What the exercise asks: Skip any picture you find and retype all the remaining lines exactly.
━━━━━━━━━━━━━━━━━━━━
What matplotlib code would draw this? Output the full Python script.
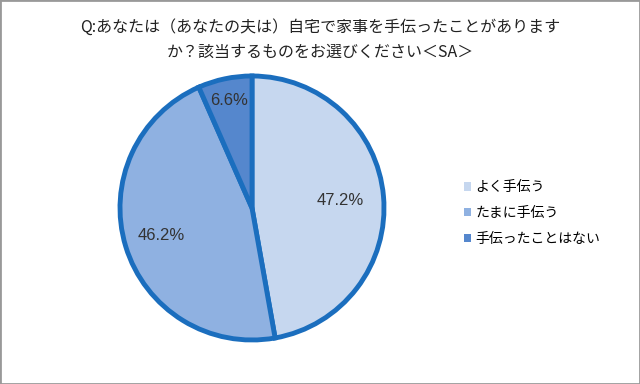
import numpy as np
import matplotlib.pyplot as plt
from matplotlib.patches import Rectangle

plt.rcParams['font.family'] = ['Noto Sans CJK JP', 'DejaVu Sans']

# データ
labels = ['よく手伝う', 'たまに手伝う', '手伝ったことはない']
values = [47.2, 46.2, 6.6]
colors = ['#C6D7EF', '#8FB1E1', '#5587CD']
label_r = [0.67, 0.72, 0.83]

fig = plt.figure(figsize=(6.4, 3.84), dpi=100)
fig.patches.append(Rectangle((0, 0), 1, 1, transform=fig.transFigure,
                             fill=False, edgecolor='#999999', linewidth=2))

fig.text(0.5, 0.93, 'Q:あなたは（あなたの夫は）自宅で家事を手伝ったことがあります',
         ha='center', va='center', fontsize=11.5, color='#222222')
fig.text(0.5, 0.865, 'か？該当するものをお選びください＜SA＞',
         ha='center', va='center', fontsize=11.5, color='#222222')

ax = fig.add_axes([0.1875, 0.1146, 0.4125, 0.6875])
wedges, _ = ax.pie(values, colors=colors, startangle=90, counterclock=False,
                   wedgeprops=dict(edgecolor='#1B6EBE', linewidth=3.5))
ax.set_xlim(-1, 1)
ax.set_ylim(-1, 1)
ax.set_aspect('equal')
for w in wedges:
    w.set_clip_on(False)

# ラベル
for w, v, r in zip(wedges, values, label_r):
    ang = np.deg2rad((w.theta1 + w.theta2) / 2)
    ax.text(r * np.cos(ang), r * np.sin(ang), f'{v:.1f}%',
            ha='center', va='center', fontsize=12, color='#333333',
            family=['Liberation Sans'])

# 凡例
leg = fig.legend(wedges, labels, loc='center left',
                 bbox_to_anchor=(0.705, 0.445), frameon=False, fontsize=10,
                 handlelength=0.55, handleheight=0.55, handletextpad=0.3,
                 labelspacing=0.85)
for h in leg.legend_handles:
    h.set_edgecolor('none')

plt.savefig('out.png', dpi=100)
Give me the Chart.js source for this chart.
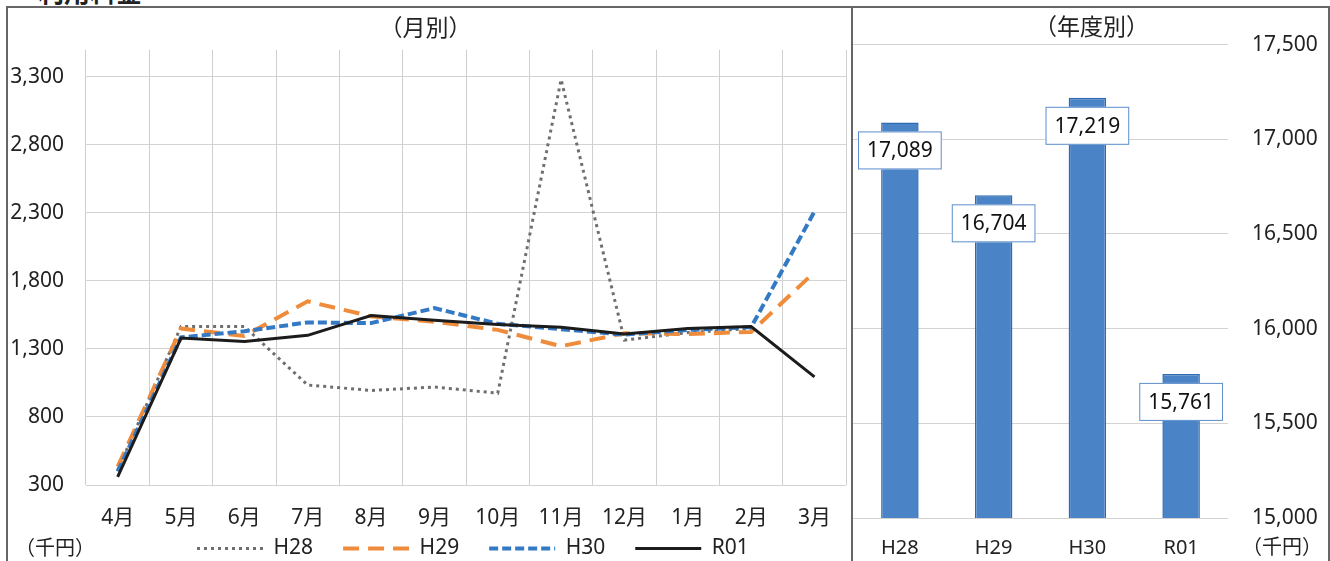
━━━━━━━━━━━━━━━━━━━━
Solution for this exercise:
What matplotlib code would draw this? Output the full Python script.
import numpy as np
import matplotlib.pyplot as plt
from matplotlib.patches import Rectangle

plt.rcParams['font.family'] = ['Noto Sans CJK JP', 'DejaVu Sans']

# データ
labels = ['よく手伝う', 'たまに手伝う', '手伝ったことはない']
values = [47.2, 46.2, 6.6]
colors = ['#C6D7EF', '#8FB1E1', '#5587CD']
label_r = [0.67, 0.72, 0.83]

fig = plt.figure(figsize=(6.4, 3.84), dpi=100)
fig.patches.append(Rectangle((0, 0), 1, 1, transform=fig.transFigure,
                             fill=False, edgecolor='#999999', linewidth=2))

fig.text(0.5, 0.93, 'Q:あなたは（あなたの夫は）自宅で家事を手伝ったことがあります',
         ha='center', va='center', fontsize=11.5, color='#222222')
fig.text(0.5, 0.865, 'か？該当するものをお選びください＜SA＞',
         ha='center', va='center', fontsize=11.5, color='#222222')

ax = fig.add_axes([0.1875, 0.1146, 0.4125, 0.6875])
wedges, _ = ax.pie(values, colors=colors, startangle=90, counterclock=False,
                   wedgeprops=dict(edgecolor='#1B6EBE', linewidth=3.5))
ax.set_xlim(-1, 1)
ax.set_ylim(-1, 1)
ax.set_aspect('equal')
for w in wedges:
    w.set_clip_on(False)

# ラベル
for w, v, r in zip(wedges, values, label_r):
    ang = np.deg2rad((w.theta1 + w.theta2) / 2)
    ax.text(r * np.cos(ang), r * np.sin(ang), f'{v:.1f}%',
            ha='center', va='center', fontsize=12, color='#333333',
            family=['Liberation Sans'])

# 凡例
leg = fig.legend(wedges, labels, loc='center left',
                 bbox_to_anchor=(0.705, 0.445), frameon=False, fontsize=10,
                 handlelength=0.55, handleheight=0.55, handletextpad=0.3,
                 labelspacing=0.85)
for h in leg.legend_handles:
    h.set_edgecolor('none')

plt.savefig('out.png', dpi=100)
Give me the Chart.js source for this chart.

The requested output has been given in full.